EN BREF – Début octobre 2024, les policiers de l’Office de lutte contre le trafic illicite de migrants (Oltim) de l’Isère ont démantelé un vaste trafic de faux documents administratifs. Ils ont arrêté cinq Algériens âgés de 29 à 35 ans faisant partie d’une organisation en charge d’envoyer des documents volés vers des faussaires turcs.

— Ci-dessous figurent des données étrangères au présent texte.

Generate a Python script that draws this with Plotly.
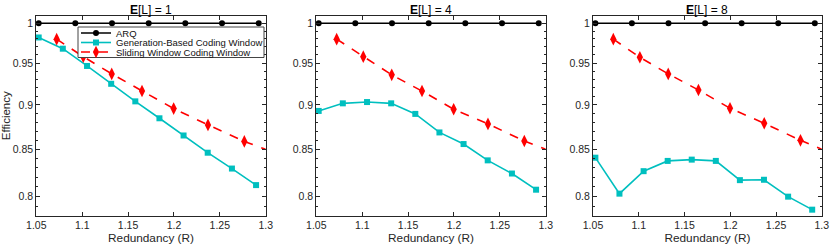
import plotly.graph_objects as go

# ---------------- data ----------------
panel_titles = ["<b>E</b>[L] = 1", "<b>E</b>[L] = 4", "<b>E</b>[L] = 8"]
series_names = ["ARQ", "Generation-Based Coding Window", "Sliding Window Coding Window"]

arq_x = [1.0526, 1.0925, 1.1325, 1.1725, 1.2124, 1.2524, 1.2924]
arq_y = [1, 1, 1, 1, 1, 1, 1]

gen_x = [1.0526, 1.0789, 1.1053, 1.1316, 1.1579, 1.1842, 1.2105, 1.2368, 1.2632, 1.2895]
gen_y1 = [0.9818, 0.9677, 0.9464, 0.9249, 0.9042, 0.8847, 0.8653, 0.8463, 0.8292, 0.8117]
gen_y4 = [0.8931, 0.9019, 0.9034, 0.9019, 0.8897, 0.8687, 0.8558, 0.8380, 0.8239, 0.8069]
gen_y8 = [0.8409, 0.8028, 0.8264, 0.8374, 0.8388, 0.8374, 0.8169, 0.8173, 0.7997, 0.7864]

sw_x = [1.0722, 1.1012, 1.1322, 1.1652, 1.1997, 1.2371, 1.2767]
sw_y1 = [0.9797, 0.9578, 0.9368, 0.9163, 0.8958, 0.8772, 0.8587]
sw_y4 = [0.9797, 0.9578, 0.9356, 0.9163, 0.8950, 0.8783, 0.8591]
sw_y8 = [0.9797, 0.9570, 0.9368, 0.9175, 0.8962, 0.8790, 0.8599]
sw_end_x = 1.30
sw_end_y = 0.850

x_ticks = [1.05, 1.1, 1.15, 1.2, 1.25, 1.3]
x_tick_text = ["1.05", "1.1", "1.15", "1.2", "1.25", "1.3"]
y_ticks = [0.8, 0.85, 0.9, 0.95, 1.0]
y_tick_text = ["0.8", "0.85", "0.9", "0.95", "1"]
y_minor = [0.79, 0.81, 0.82, 0.83, 0.84, 0.86, 0.87, 0.88, 0.89,
           0.91, 0.92, 0.93, 0.94, 0.96, 0.97, 0.98, 0.99]

gen_sets = [gen_y1, gen_y4, gen_y8]
sw_sets = [sw_y1, sw_y4, sw_y8]

# ---------------- styling ----------------
W, H = 830, 245
x_px = [(36.3, 265.7), (316.3, 545.7), (593.0, 821.8)]
y_top, y_bot = 15.5, 216.0
CYAN = "#00BFBF"
RED = "#FF0000"
AX = "#262626"
FONT = "Liberation Sans, Arial, sans-serif"


def px(v):
    return v / W


def py(v):
    return 1 - v / H


fig = go.Figure()

for i in range(3):
    xa = "x" if i == 0 else f"x{i+1}"
    ya = "y" if i == 0 else f"y{i+1}"
    leg = i == 0
    fig.add_trace(go.Scatter(x=arq_x, y=arq_y, mode="lines+markers", name=series_names[0],
                             line=dict(color="black", width=1.6),
                             marker=dict(symbol="circle", size=6, color="black"),
                             xaxis=xa, yaxis=ya, showlegend=leg, legend="legend",
                             cliponaxis=False))
    fig.add_trace(go.Scatter(x=gen_x, y=gen_sets[i], mode="lines+markers",
                             name=series_names[1],
                             line=dict(color=CYAN, width=1.6),
                             marker=dict(symbol="square", size=6, color=CYAN),
                             xaxis=xa, yaxis=ya, showlegend=leg, legend="legend2",
                             cliponaxis=False))
    fig.add_trace(go.Scatter(x=sw_x, y=sw_sets[i], mode="lines+markers",
                             name=series_names[2],
                             line=dict(color=RED, width=1.6, dash="dash"),
                             marker=dict(symbol="diamond-tall", size=9, color=RED),
                             xaxis=xa, yaxis=ya, showlegend=leg, legend="legend3",
                             cliponaxis=False))
    fig.add_trace(go.Scatter(x=[sw_x[-1], sw_end_x], y=[sw_sets[i][-1], sw_end_y],
                             mode="lines", line=dict(color=RED, width=1.6, dash="dash"),
                             xaxis=xa, yaxis=ya, showlegend=False, hoverinfo="skip"))

leg_left = 76
row_centers = [33.0, 42.5, 52.0]


def leg_cfg(yc):
    return dict(x=px(leg_left), y=py(yc), xanchor="left", yanchor="middle",
                bgcolor="rgba(0,0,0,0)", borderwidth=0,
                font=dict(size=9.5, color="#111111"), itemwidth=30)


layout = dict(
    template="none",
    width=W, height=H,
    margin=dict(l=0, r=0, t=0, b=0, pad=0),
    paper_bgcolor="white", plot_bgcolor="white",
    font=dict(family=FONT, size=10.5, color=AX),
    showlegend=True,
    legend=leg_cfg(row_centers[0]),
    legend2=leg_cfg(row_centers[1]),
    legend3=leg_cfg(row_centers[2]),
    shapes=[dict(type="rect", xref="paper", yref="paper", layer="above",
                 x0=px(leg_left + 2), x1=px(264), y0=py(57.5), y1=py(27),
                 fillcolor="white", line=dict(color="#444444", width=1))],
    annotations=[],
)

for i in range(3):
    xk = "xaxis" if i == 0 else f"xaxis{i+1}"
    yk = "yaxis" if i == 0 else f"yaxis{i+1}"
    xa_ref = "x" if i == 0 else f"x{i+1}"
    ya_ref = "y" if i == 0 else f"y{i+1}"
    x0, x1 = x_px[i]
    layout[xk] = dict(domain=[px(x0), px(x1)], anchor=ya_ref, range=[1.05, 1.3],
                      automargin=False,
                      tickvals=x_ticks, ticktext=x_tick_text,
                      ticks="inside", ticklen=4, tickcolor=AX,
                      ticklabelstandoff=-1,
                      showline=True, linecolor=AX, linewidth=1, mirror="allticks",
                      showgrid=False, zeroline=False,
                      tickfont=dict(size=10.5, color=AX),
                      title=dict(text="Redundancy (R)", font=dict(size=11.8, color=AX), standoff=0))
    layout[yk] = dict(domain=[py(y_bot), py(y_top)], anchor=xa_ref, type="log",
                      automargin=False,
                      range=[-0.1079, 0.00432],
                      tickvals=y_ticks, ticktext=y_tick_text,
                      ticks="inside", ticklen=4, tickcolor=AX,
                      minor=dict(tickvals=y_minor, ticks="inside", ticklen=2, tickcolor=AX),
                      showline=True, linecolor=AX, linewidth=1, mirror="allticks",
                      showgrid=False, zeroline=False,
                      tickfont=dict(size=10.5, color=AX))
    if i == 0:
        layout[yk]["title"] = dict(text="Efficiency", font=dict(size=11.5, color=AX), standoff=4)
    layout["annotations"].append(dict(text=panel_titles[i], x=px((x0 + x1) / 2), y=py(1),
                                      xref="paper", yref="paper", xanchor="center", yanchor="top",
                                      showarrow=False, font=dict(size=12, color="black")))

fig.update_layout(**layout)
fig.write_html("out.html", config={"displayModeBar": False},
               post_script="document.body.style.margin='0';document.body.style.overflow='hidden';")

Tous ont été mis en examen.
À l’origine du démantèlement du trafic de faux documents administratifs ? L’interception par les douanes de l’aéroport Saint-Exupéry de colis expédiés depuis Grenoble vers la Turquie. « Ces colis renfermaient de nombreux documents d’identité français authentiques signalés volés en Isère, notamment 32 cartes d’identité et 9 passeports », a rapporté jeudi 17 octobre 2024, en fin d’après midi, Éric Vaillant, procureur de la République de Grenoble.
Les investigations opérées sous l’égide du parquet par les policiers du détachement isérois de l’Oltim, puis sur commission rogatoire d’une juge d’instruction, ont ensuite permis d’identifier les différents expéditeurs. Ces derniers « agissaient en suivant le même mode opératoire mais sous couvert de fausses identité », a relaté le procureur. Leur tâche essentielle : envoyer les documents volés vers des faussaires turcs, « leaders actuels de la falsification ou contrefaçon de documents d’identité ».
La poursuite de l’enquête au moyen d’écoutes téléphoniques et de surveillance de comptes bancaires a permis de démanteler un vaste réseau. Celui-ci rachetait les documents volés à de jeunes hommes majeurs français puis expédiait ces papiers dérobés. « Ce réseau réceptionnait par ailleurs des faux documents européens provenant de Turquie revendus à des étrangers en situation irrégulière sur le territoire », a expliqué le procureur.
Des comptes Uber Eats sous-loués une centaine d’euros par semaine
S’ajoutaient à cette double activité criminelle la création et la revente de comptes auprès de la société de livraisons de repas Uber Eats, monnayés entre 1 000 et 1 500 euros pièce. « Ces comptes étaient ouverts sur la base de faux documents sociaux (K‑bis, domiciliation) et identitaires par l’utilisation de documents d’identité faux ou volés, puisés dans la base documentaire dématérialisée constituée par la tête de réseau tenue par un Algérien de 35 ans en règle sur le territoire », a indiqué Éric Vaillant.
De quoi déjouer les systèmes de sécurité basés sur la reconnaissance faciale. L’Algérien à la tête du réseau a ainsi créé une soixantaine de comptes, sur lesquels étaient versés les montants des courses et viré de l’argent. « Il se rémunérait grâce à l’ouverture frauduleuse du compte Uber que lui et ses complices sous-louaient aussi pour leur usage moyennant une centaine d’euros par semaine », a précisé Éric Vaillant.
Le réseau rayonnait entre Grenoble, Lyon et les Alpes Maritimes
Cet homme s’appuyait sur un réseau de rabatteurs étrangers en situation irrégulière opérant sur Grenoble, Lyon et dans les Alpes Maritimes. « Ces derniers proposaient les différentes prestations aux clients, moyennant une rémunération en qualité de rapporteurs d’affaires », a poursuivi le procureur.
Cinq Algériens âgés de 29 à 35 ans ont comparu devant une juge d’instruction qui les a mis en examen le 10 octobre. Ce pour recel en bande organisée, aide à l’entrée et au séjour irréguliers d’étrangers en bande organisée et fourniture frauduleuse de documents administratifs constatant un droit, une identité ou une qualité, ou accordant une autorisation. Mais aussi pour détention et usage de faux documents d’identité et pour blanchiment (concours à une opération de placement, aide à la justification mensongère de l’origine des biens de l’auteur d’un délit d’aide à l’entrée et séjour irrégulier d’un étranger en bande organisée).
Quatre de ces individus sont désormais en détention provisoire tandis qu’un cinquième a fait l’objet d’un contrôle judiciaire.